[begin GIVEN INFORMATION]

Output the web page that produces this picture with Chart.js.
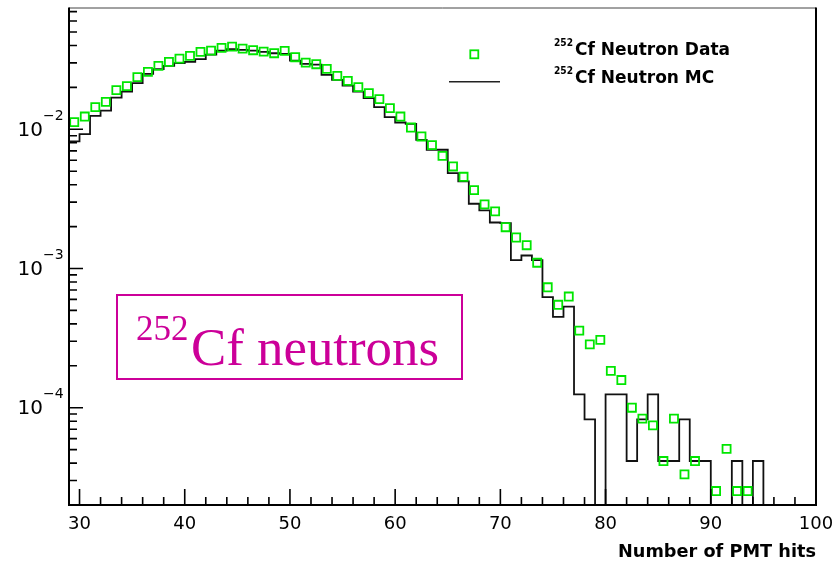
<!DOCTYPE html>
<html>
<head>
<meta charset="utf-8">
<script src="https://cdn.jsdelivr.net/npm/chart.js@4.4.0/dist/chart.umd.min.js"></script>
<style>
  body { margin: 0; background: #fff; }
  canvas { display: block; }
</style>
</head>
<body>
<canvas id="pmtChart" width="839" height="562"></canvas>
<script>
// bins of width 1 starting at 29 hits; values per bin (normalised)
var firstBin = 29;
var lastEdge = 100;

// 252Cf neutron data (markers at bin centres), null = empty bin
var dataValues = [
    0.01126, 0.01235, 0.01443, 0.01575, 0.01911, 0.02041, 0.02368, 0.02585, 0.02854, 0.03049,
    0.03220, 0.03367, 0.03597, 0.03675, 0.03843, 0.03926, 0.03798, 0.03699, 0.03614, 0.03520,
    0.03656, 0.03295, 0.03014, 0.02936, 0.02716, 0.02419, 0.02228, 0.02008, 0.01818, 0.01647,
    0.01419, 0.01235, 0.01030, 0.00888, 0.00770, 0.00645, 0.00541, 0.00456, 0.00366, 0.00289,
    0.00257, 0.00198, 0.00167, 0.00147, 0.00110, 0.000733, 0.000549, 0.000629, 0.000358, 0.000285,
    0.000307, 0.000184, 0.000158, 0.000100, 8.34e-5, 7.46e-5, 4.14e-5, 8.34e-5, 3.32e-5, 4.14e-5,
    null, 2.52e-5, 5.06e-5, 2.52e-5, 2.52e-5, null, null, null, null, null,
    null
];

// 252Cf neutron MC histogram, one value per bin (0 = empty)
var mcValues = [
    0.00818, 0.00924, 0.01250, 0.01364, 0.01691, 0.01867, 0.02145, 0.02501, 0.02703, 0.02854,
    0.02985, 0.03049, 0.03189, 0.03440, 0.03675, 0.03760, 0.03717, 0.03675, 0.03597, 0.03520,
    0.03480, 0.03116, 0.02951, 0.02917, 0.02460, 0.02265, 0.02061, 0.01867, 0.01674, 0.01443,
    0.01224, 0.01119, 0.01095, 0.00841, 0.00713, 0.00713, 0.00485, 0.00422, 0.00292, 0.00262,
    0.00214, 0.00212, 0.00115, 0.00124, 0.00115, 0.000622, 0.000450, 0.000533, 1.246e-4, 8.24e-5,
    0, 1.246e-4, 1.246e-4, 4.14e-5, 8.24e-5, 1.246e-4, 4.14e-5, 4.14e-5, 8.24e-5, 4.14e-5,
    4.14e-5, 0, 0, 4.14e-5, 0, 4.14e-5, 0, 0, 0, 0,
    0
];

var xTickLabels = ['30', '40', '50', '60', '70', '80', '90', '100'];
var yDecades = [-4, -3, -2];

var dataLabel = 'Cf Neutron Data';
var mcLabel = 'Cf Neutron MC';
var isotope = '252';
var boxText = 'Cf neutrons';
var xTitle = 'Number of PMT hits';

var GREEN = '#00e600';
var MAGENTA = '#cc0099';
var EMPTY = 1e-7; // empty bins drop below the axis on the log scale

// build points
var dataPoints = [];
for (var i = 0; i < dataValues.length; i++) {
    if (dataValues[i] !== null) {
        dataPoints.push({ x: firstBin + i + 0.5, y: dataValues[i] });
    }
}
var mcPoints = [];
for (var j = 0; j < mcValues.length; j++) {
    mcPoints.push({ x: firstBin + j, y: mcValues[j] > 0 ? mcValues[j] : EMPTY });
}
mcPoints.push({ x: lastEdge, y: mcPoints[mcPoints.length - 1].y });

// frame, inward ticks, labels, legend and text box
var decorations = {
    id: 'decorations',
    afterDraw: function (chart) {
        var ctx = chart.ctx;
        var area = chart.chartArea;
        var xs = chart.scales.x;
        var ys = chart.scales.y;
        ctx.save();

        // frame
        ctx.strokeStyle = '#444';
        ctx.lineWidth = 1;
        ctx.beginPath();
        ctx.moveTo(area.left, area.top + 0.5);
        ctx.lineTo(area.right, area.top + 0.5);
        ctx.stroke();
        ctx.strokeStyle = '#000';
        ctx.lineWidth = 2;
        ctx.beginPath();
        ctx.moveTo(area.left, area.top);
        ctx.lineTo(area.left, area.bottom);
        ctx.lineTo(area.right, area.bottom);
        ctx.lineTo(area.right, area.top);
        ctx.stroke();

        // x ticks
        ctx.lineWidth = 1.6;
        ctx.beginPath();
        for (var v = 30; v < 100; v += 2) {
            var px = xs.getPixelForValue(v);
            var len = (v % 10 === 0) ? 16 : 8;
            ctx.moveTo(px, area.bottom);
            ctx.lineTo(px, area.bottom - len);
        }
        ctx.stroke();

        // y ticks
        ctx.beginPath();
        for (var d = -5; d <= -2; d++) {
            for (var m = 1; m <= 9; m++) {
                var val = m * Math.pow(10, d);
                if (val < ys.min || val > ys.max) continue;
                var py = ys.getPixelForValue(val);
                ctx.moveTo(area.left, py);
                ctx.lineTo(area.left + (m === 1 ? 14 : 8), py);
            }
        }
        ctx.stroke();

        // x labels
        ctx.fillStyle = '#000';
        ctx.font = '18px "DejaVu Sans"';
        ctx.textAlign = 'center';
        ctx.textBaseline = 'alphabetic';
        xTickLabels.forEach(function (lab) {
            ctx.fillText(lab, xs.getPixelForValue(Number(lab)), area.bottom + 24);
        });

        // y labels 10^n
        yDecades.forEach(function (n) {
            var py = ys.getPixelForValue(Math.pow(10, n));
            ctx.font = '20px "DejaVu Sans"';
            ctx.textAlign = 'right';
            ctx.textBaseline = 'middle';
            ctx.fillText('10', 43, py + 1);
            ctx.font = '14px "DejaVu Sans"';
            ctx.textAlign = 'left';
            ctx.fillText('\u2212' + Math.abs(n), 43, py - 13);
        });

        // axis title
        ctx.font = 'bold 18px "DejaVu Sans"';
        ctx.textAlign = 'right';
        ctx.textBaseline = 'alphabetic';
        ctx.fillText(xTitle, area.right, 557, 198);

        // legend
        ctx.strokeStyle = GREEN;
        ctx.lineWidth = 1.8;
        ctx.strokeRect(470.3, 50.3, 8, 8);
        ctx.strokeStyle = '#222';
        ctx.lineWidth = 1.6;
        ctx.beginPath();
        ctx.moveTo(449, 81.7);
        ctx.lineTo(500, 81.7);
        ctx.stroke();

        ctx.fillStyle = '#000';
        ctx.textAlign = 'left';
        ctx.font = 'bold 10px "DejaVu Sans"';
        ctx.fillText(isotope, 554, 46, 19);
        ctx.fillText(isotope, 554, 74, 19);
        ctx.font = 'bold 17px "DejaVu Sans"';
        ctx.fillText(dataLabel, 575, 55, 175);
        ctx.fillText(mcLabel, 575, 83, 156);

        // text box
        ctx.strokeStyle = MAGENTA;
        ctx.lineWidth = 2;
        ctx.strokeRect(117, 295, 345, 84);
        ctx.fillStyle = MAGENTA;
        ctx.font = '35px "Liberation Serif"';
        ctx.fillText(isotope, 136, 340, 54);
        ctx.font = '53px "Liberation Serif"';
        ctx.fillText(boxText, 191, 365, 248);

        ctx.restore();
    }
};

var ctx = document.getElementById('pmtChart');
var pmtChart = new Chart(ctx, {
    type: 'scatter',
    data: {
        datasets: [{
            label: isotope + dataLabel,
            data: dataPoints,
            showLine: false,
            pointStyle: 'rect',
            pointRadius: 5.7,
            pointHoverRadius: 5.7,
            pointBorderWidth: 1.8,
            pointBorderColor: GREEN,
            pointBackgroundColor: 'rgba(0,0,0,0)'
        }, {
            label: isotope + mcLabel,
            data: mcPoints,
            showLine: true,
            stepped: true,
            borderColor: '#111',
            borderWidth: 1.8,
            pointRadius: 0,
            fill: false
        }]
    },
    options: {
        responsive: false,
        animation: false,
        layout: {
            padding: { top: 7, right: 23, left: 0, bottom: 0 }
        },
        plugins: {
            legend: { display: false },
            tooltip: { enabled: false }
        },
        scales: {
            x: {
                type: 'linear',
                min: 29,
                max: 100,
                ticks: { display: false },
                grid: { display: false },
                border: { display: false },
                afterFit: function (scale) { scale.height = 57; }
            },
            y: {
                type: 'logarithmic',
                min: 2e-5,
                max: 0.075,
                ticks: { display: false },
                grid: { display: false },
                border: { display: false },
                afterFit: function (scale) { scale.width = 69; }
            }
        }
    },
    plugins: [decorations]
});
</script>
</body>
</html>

[end GIVEN INFORMATION]

→ **PROBLEM REQUIREMENTS**
Starting at the first line of the material, output exactly the lines up to and including the one with "var lastEdge = 100;". Do not include the pictures.

→ **SOLVED PROBLEM**
Output the web page that produces this picture with Chart.js.
<!DOCTYPE html>
<html>
<head>
<meta charset="utf-8">
<script src="https://cdn.jsdelivr.net/npm/chart.js@4.4.0/dist/chart.umd.min.js"></script>
<style>
  body { margin: 0; background: #fff; }
  canvas { display: block; }
</style>
</head>
<body>
<canvas id="pmtChart" width="839" height="562"></canvas>
<script>
// bins of width 1 starting at 29 hits; values per bin (normalised)
var firstBin = 29;
var lastEdge = 100;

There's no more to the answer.